Monica Trauzzi: And recently two members of the Senate Finance Committee introduced legislation that would broaden existing solar tax credits and the legislation is really seeking to sort of subsidize domestic manufacturing. There are always questions about why the U.S. government should continue to subsidize an industry like the solar energy industry. So many incentives have already been put in place, why should the solar industry continue to get money from the government?

Rhone Resch: Well, there's an interesting fact and that is the solar industry lags far behind the fossil industry and most of the other renewable energy industries, with respect to actually receiving support. It wasn't really until the 2005 energy bill that you created any tax incentives for solar energy. And what this bill does is it creates jobs here in the United States and this is absolutely critical. When you look at what incentives are offered by Germany, by Malaysia, by China, we can't compete here in the U.S. There is no federal support for new manufacturing and that's a shame. When you look at the states that are going to benefit most by the growth of the solar industry it's Ohio, Michigan, Tennessee, Indiana; those states that have strong manufacturing bases but have gone through a major downturn with both the slide in the economy as well as traditional manufacturing moving overseas. We can bring those jobs back here to the United States and I think that's something that everybody would support and it's not necessarily just for the solar industry, it can be done for all kind of green technologies, wind, solar, geothermal, etc., but what's critical is that we create a level playing field for companies to build their factories here in the United States compared to going overseas to China or Malaysia.

Monica Trauzzi: The Senate climate bill faces an uphill battle to get those 60 votes that it needs. If the bill does not pass, what will the direct impacts be on your industry?

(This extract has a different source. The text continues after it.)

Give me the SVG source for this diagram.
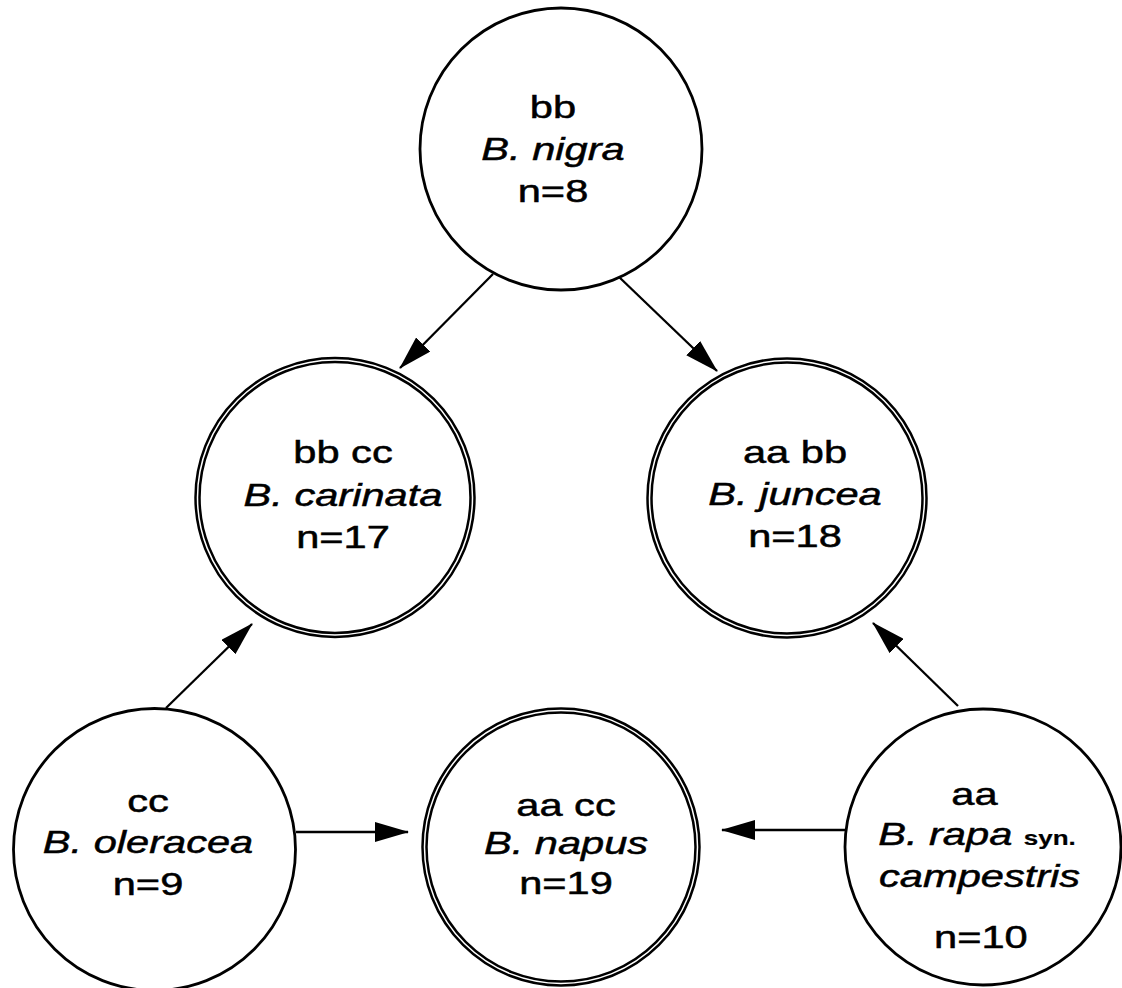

Rhone Resch: Well, I think what's important is that in the long run we have a very clear signal on the price of carbon emissions and that having a discussion in the Senate and having a bill passed out of the House has already alerted the utility industry, has already alerted manufacturers that this is the direction we're heading. If it doesn't pass now, it will pass in two years. But we're very optimistic that a bill can be crafted, a bipartisan bill can be crafted that is going to pass the Senate and that will be worked out with the house and will be signed into law in the next year. What's absolutely critical in our opinion though is that you keep the climate provisions; you keep the carbon cap-and-trade provisions together with the energy provisions, because they're intrinsically linked. You cannot separate the two apart and so, in the long run, we think it's critical that the energy bill go forward with both of those provisions in place.

Monica Trauzzi: OK, so you will not be pushing the Senate to just take up those energy provisions?

Rhone Resch: Absolutely not, no. Although there are some strong support for solar in just the energy provisions, we think it's critical that the two go hand in hand.

Monica Trauzzi: OK, we'll end it right there. Thank you for coming on the show.

Rhone Resch: My pleasure, thank you.

Monica Trauzzi: And thanks for watching. We'll see you back here tomorrow.